Funds Withheld Arrangements
F&G cedes certain business on a coinsurance funds withheld basis. Assets supporting the arrangements are reported within Funds withheld for reinsurance liabilities on our unaudited Condensed Consolidated Balance Sheets. All assets within Funds withheld for reinsurance liabilities are recorded in a manner consistent with each respective item of our accounting policies discussed in Note A Business and Summary of Significant Accounting Policies, of our Annual Report on Form 10-K for the year ended December 31, 2024. Investment results for the assets that support the coinsurance are segregated within the funds withheld account and are passed directly to the reinsurer pursuant to the contractual terms of the reinsurance agreement, which creates embedded derivatives considered to be total return swaps.
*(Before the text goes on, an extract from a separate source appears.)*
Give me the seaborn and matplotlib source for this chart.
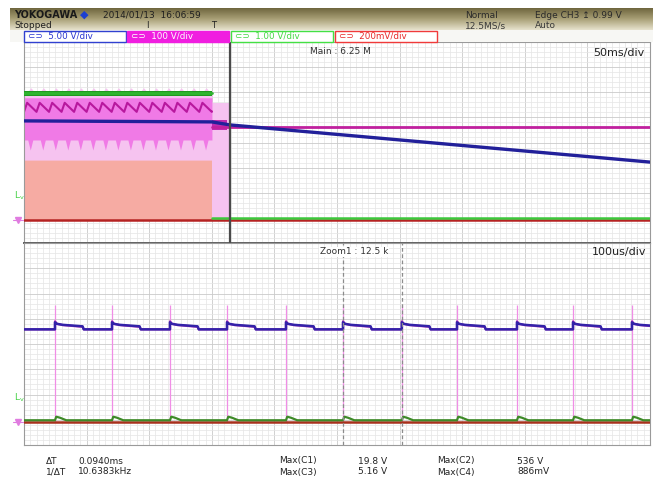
import numpy as np
import matplotlib
matplotlib.use("Agg")
import matplotlib.pyplot as plt
import matplotlib.transforms as mtransforms
from matplotlib.patches import Rectangle
from matplotlib.colors import LinearSegmentedColormap
import seaborn as sns

sns.set_theme(style="white")
plt.rcParams['font.family'] = ['Liberation Sans Narrow', 'DejaVu Sans']

# ---- channel setup ----
channels = ["C1", "C2", "C3", "C4"]
volts_per_div = {"C1": 5.0, "C2": 100.0, "C3": 1.0, "C4": 0.2}
scale_labels = ["5.00 V/div", "100 V/div", "1.00 V/div", "200mV/div"]
ground_div = -3.1
trigger_level_v = 0.99  # CH3 edge trigger

# ---- main window (50 ms/div), time in ms ----
main_t0, main_per_div = -164.5, 50.0
main_t_end = main_t0 + 10 * main_per_div
stop_t = -14.4  # switching stops here

c1_main_t = [-164.5, -14.4, 0.0, 335.5]
c1_main_v = [19.8, 19.6, 19.0, 11.6]
c2_main_after_t = [-14.4, 335.5]
c2_main_after_v = [372, 372]
c3_main_before_t = [-164.5, -14.4]
c3_main_before_v = [5.06, 5.06]
c3_main_after_t = [-14.4, 335.5]
c3_main_after_v = [0.1, 0.1]
c4_main_t = [-164.5, 335.5]
c4_main_v = [0.0, 0.0]

# 100 Hz bulk ripple seen in the C2 envelope
ripple_period_ms = 10.0
cap_phase = [0.0, 0.35, 0.55, 0.75, 1.0]
cap_v = [516, 516, 528, 516, 516]
zigzag_phase = [0.0, 0.25, 1.0]
zigzag_v = [432, 468, 432]
band_low_phase = [0.0, 0.3, 0.5, 0.7, 1.0]
band_low_v = [320, 320, 280, 320, 320]
band_top_v = 488
haze_low_v = 240
c4_env_top_v = 0.48
after_haze_t = [-14.4, 0.0]
after_haze_v = [10, 468]
after_blob_t = [-14.4, -2.0]
after_blob_v = [360, 398]

# ---- zoom window (100 us/div), time in us ----
zoom_t0, zoom_per_div = 0.0, 100.0
zoom_t_end = zoom_t0 + 10 * zoom_per_div
spike_t_us = [49.5, 140.6, 233.2, 324.3, 418.5, 509.6, 603.6, 691.7, 787.5, 877.0, 971.2]
spike_low_v, spike_high_v = 0.0, 466.0
c1_zoom_off = [0.0, 0.0, 3.0, 12.0, 44.0, 46.0]
c1_zoom_v = [18.4, 19.8, 19.5, 19.3, 19.0, 18.4]
c2_zoom_off = [0.0, 0.0, 3.0, 12.0, 44.0, 46.0]
c2_zoom_v = [368, 400, 390, 385, 378, 368]
c3_zoom_off = [0.0, 2.0, 8.0, 18.0]
c3_zoom_v = [0.08, 0.22, 0.18, 0.08]
c4_zoom_v = 0.0
cursor_a_us = 509.6
delta_t_ms = 0.0940

meas_left = [("ΔT", "0.0940ms"), ("1/ΔT", "10.6383kHz")]
meas_mid = [("Max(C1)", "19.8 V"), ("Max(C3)", "5.16 V")]
meas_right = [("Max(C2)", "536 V"), ("Max(C4)", "886mV")]

colors = {"C1": "#22209a", "C2": "#c0209e", "C3": "#2fb52f", "C4": "#b52222"}


def to_div(v, ch):
    return np.asarray(v, float) / volts_per_div[ch] + ground_div


def tile_ripple(t_start, t_stop, period, phase, values):
    phase = np.asarray(phase, float)
    values = np.asarray(values, float)
    n = int(np.ceil((t_stop - t_start) / period))
    t = np.concatenate([t_start + (k + phase) * period for k in range(n)])
    v = np.tile(values, n)
    keep = t < t_stop
    return np.append(t[keep], t_stop), np.append(v[keep], np.interp(t_stop, t, v))


def after_spikes(offsets, values, base):
    t = [zoom_t0]
    v = [base]
    for s in spike_t_us:
        t += [s + o for o in offsets]
        v += list(values)
    t.append(zoom_t_end + 50)
    v.append(base)
    return np.array(t), np.array(v, float)


W, H = 653, 497
fig = plt.figure(figsize=(W / 100, H / 100), dpi=100)
fig.patch.set_facecolor("white")


def fx(x):
    return x / W


def fy(y):
    return 1 - y / H


def scope_grid(ax, x0, per_div):
    ax.set_xlim(x0, x0 + 10 * per_div)
    ax.set_ylim(-4, 4)
    ax.set_xticks(x0 + per_div * np.arange(11))
    ax.set_xticks(x0 + per_div / 10 * np.arange(101), minor=True)
    ax.set_yticks(np.arange(-4, 5))
    ax.set_yticks(np.linspace(-4, 4, 41), minor=True)
    ax.grid(which="major", color="#cacaca", lw=0.6)
    ax.grid(which="minor", color="#e5e5e5", lw=0.5)
    ax.tick_params(which="both", length=0, labelbottom=False, labelleft=False)
    ax.set_axisbelow(True)
    ax.set_facecolor("white")
    for s in ax.spines.values():
        s.set_color("#9a9a9a")
        s.set_linewidth(0.8)


def line(ax, t, v, color, lw, z=3):
    sns.lineplot(x=np.asarray(t, float), y=np.asarray(v, float), ax=ax, color=color,
                 lw=lw, sort=False, estimator=None, zorder=z)


ax_top = fig.add_axes([fx(24), fy(243), fx(650) - fx(24), 201 / H])
ax_bot = fig.add_axes([fx(24), fy(445), fx(650) - fx(24), 202 / H])
scope_grid(ax_top, main_t0, main_per_div)
scope_grid(ax_bot, zoom_t0, zoom_per_div)
ax_top.spines["bottom"].set_color("#606060")
ax_top.spines["bottom"].set_linewidth(1.4)

# ---- main window traces ----
ax = ax_top
ax.fill_between([main_t0, stop_t], to_div(0, "C4"), to_div(c4_env_top_v, "C4"),
                color="#f6aba3", lw=0, zorder=1)
ct, cv = tile_ripple(main_t0, stop_t, ripple_period_ms, cap_phase, cap_v)
ax.fill_between(ct, to_div(haze_low_v, "C2"), to_div(cv, "C2"), color="#f6c3f0", lw=0, zorder=1.2)
bt, bv = tile_ripple(main_t0, stop_t, ripple_period_ms, band_low_phase, band_low_v)
ax.fill_between(bt, to_div(bv, "C2"), to_div(band_top_v, "C2"), color="#f07ae6", lw=0, zorder=1.4)
zt, zv = tile_ripple(main_t0, stop_t, ripple_period_ms, zigzag_phase, zigzag_v)
line(ax, zt, to_div(zv, "C2"), "#b8189e", 1.5, z=2)
ax.fill_between(after_haze_t, to_div(after_haze_v[0], "C2"), to_div(after_haze_v[1], "C2"),
                color="#f6c3f0", lw=0, zorder=1.2)
ax.fill_between(after_blob_t, to_div(after_blob_v[0], "C2"), to_div(after_blob_v[1], "C2"),
                color="#c02ab0", lw=0, zorder=1.6)
line(ax, c4_main_t, to_div(c4_main_v, "C4"), colors["C4"], 1.8, z=3)
line(ax, c3_main_after_t, to_div(c3_main_after_v, "C3"), "#3cc83c", 1.8, z=3.2)
line(ax, c3_main_before_t, to_div(c3_main_before_v, "C3"), colors["C3"], 2.0, z=3.2)
ax.fill_between(c3_main_before_t, to_div(c3_main_before_v[0] - 0.1, "C3"),
                to_div(c3_main_before_v[0] + 0.1, "C3"), color="#1f9a1f", lw=0, zorder=3.1)
line(ax, c2_main_after_t, to_div(c2_main_after_v, "C2"), colors["C2"], 2.0, z=3.3)
line(ax, c1_main_t, to_div(c1_main_v, "C1"), colors["C1"], 2.4, z=3.5)
ax.axvline(0.0, color="#4a4a4a", lw=1.6, zorder=4)

# ---- zoom window traces ----
ax = ax_bot
ax.vlines(spike_t_us, to_div(spike_low_v, "C2"), to_div(spike_high_v, "C2"),
          color="#f08ee6", lw=0.9, zorder=2)
t2, v2 = after_spikes(c2_zoom_off, c2_zoom_v, c2_zoom_v[0])
line(ax, t2, to_div(v2, "C2"), "#c03cc0", 1.6, z=3)
t1, v1 = after_spikes(c1_zoom_off, c1_zoom_v, c1_zoom_v[0])
line(ax, t1, to_div(v1, "C1"), "#3322a8", 1.8, z=3.2)
line(ax, [zoom_t0, zoom_t_end], to_div([c4_zoom_v, c4_zoom_v], "C4"), "#a8301c", 1.8, z=3)
t3, v3 = after_spikes(c3_zoom_off, c3_zoom_v, c3_zoom_v[0])
line(ax, t3, to_div(v3, "C3"), "#3e8a28", 1.6, z=3.1)
cursor_b_us = cursor_a_us + delta_t_ms * 1000
for c in (cursor_a_us, cursor_b_us):
    ax.axvline(c, color="#8c8c8c", lw=0.9, ls=(0, (3, 2)), zorder=4)

for a in (ax_top, ax_bot):
    a.set_xlabel("")
    a.set_ylabel("")
    a.set_xlim(a.get_xticks()[0], a.get_xticks()[-1])
    a.set_ylim(-4, 4)
    trans = mtransforms.blended_transform_factory(fig.transFigure, a.transData)
    a.text(fx(14), to_div(trigger_level_v, "C3"), r"L$_{\mathregular{v}}$", color="#44d044",
           fontsize=6.5, transform=trans, va="center", ha="left")
    a.plot([fx(18)], [ground_div], marker="v", color="#e07ce0", markersize=5,
           transform=trans, clip_on=False)
    a.plot([fx(13), fx(23)], [ground_div, ground_div], color="#e07ce0", lw=0.8,
           transform=trans, clip_on=False)

# ---- panel captions ----
fig.text(fx(310), fy(52), "Main : 6.25 M", fontsize=6.5, color="#333333", va="center")
fig.text(fx(593), fy(53), "50ms/div", fontsize=8, color="#222222", va="center")
fig.text(fx(320), fy(252), "Zoom1 : 12.5 k", fontsize=6.5, color="#333333", va="center",
         bbox=dict(facecolor="white", edgecolor="none", pad=0.5))
fig.text(fx(592), fy(252), "100us/div", fontsize=8, color="#222222", va="center")

# ---- header bar ----
hdr = fig.add_axes([fx(10), fy(30), fx(653) - fx(10), 22 / H])
grad = LinearSegmentedColormap.from_list("hdr", ["#6f663e", "#a9a077", "#e6e2cd"])
hdr.imshow(np.linspace(0, 1, 64).reshape(-1, 1), aspect="auto", cmap=grad,
           extent=[0, 1, 0, 1], origin="upper")
hdr.set_axis_off()
fig.text(fx(14), fy(15), "YOKOGAWA", fontsize=7, color="#1a1a1a", weight="bold", va="center")
fig.text(fx(80), fy(15), "◆", fontsize=8, color="#1d3fd0", va="center")
fig.text(fx(103), fy(15), "2014/01/13  16:06:59", fontsize=6.5, color="#202020", va="center")
fig.text(fx(14), fy(25.5), "Stopped", fontsize=6.5, color="#202020", va="center")
fig.text(fx(146), fy(25.5), "I", fontsize=6, color="#202020", va="center")
fig.text(fx(211), fy(25.5), "T", fontsize=6, color="#202020", va="center")
fig.text(fx(465), fy(15), "Normal", fontsize=6.5, color="#2a2a2a", va="center")
fig.text(fx(465), fy(25.5), "12.5MS/s", fontsize=6.5, color="#3a3a3a", va="center")
fig.text(fx(535), fy(15), "Edge CH3 ↥ 0.99 V", fontsize=6.5, color="#2a2a2a", va="center",
         family=["Liberation Sans Narrow", "DejaVu Sans"])
fig.text(fx(535), fy(25.5), "Auto", fontsize=6.5, color="#3a3a3a", va="center")

# ---- channel scale boxes ----
fig.add_artist(Rectangle((fx(10), fy(42)), fx(653) - fx(10), 12 / H, transform=fig.transFigure,
                         facecolor="#f7f7f4", edgecolor="none"))
box_x = [24, 127, 231, 335]
box_face = ["white", "#f01ee0", "white", "white"]
box_edge = ["#3040d0", "#f01ee0", "#44e044", "#f03a3a"]
box_text = ["#2a36d0", "white", "#44d844", "#e82a2a"]
for x0, fc, ec, tc, lab in zip(box_x, box_face, box_edge, box_text, scale_labels):
    fig.add_artist(Rectangle((fx(x0), fy(41.5)), 102 / W, 10.5 / H, transform=fig.transFigure,
                             facecolor=fc, edgecolor=ec, lw=1.0))
    fig.text(fx(x0 + 4), fy(36.3), "⊂⊃  " + lab, fontsize=6.3, color=tc, va="center")

# ---- measurement readout ----
for i, (k, v) in enumerate(meas_left):
    fig.text(fx(46), fy(461 + 11 * i), k, fontsize=6.5, color="#222222", va="center")
    fig.text(fx(78), fy(461 + 11 * i), v, fontsize=6.5, color="#222222", va="center")
for i, (k, v) in enumerate(meas_mid):
    fig.text(fx(279), fy(461 + 11 * i), k, fontsize=6.5, color="#222222", va="center")
    fig.text(fx(358), fy(461 + 11 * i), v, fontsize=6.5, color="#222222", va="center")
for i, (k, v) in enumerate(meas_right):
    fig.text(fx(437), fy(461 + 11 * i), k, fontsize=6.5, color="#222222", va="center")
    fig.text(fx(517), fy(461 + 11 * i), v, fontsize=6.5, color="#222222", va="center")

fig.savefig("out.png", dpi=100)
These embedded derivatives are not clearly and closely related to the underlying reinsurance agreement and thus require bifurcation. The fair value of the total return swaps are based on the change in fair value of the underlying assets held in the funds withheld account. Beginning in the first quarter of 2025,
these embedded derivatives are reported in Funds withheld for reinsurance liabilities, irrespective if in a net asset position or a net liability position, on the unaudited Condensed Consolidated Balance Sheets and prior periods have been reclassified from Prepaid expenses and other assets to conform with the current presentation. The related gains or losses are reported in Recognized gains and losses, net, on our unaudited Condensed Consolidated Statements of Earnings. Refer to Note C Fair Value of Financial Instruments for descriptions of the fair value methodologies used for these and other derivative financial instruments and Note E Derivatives, for additional information on these and other derivatives.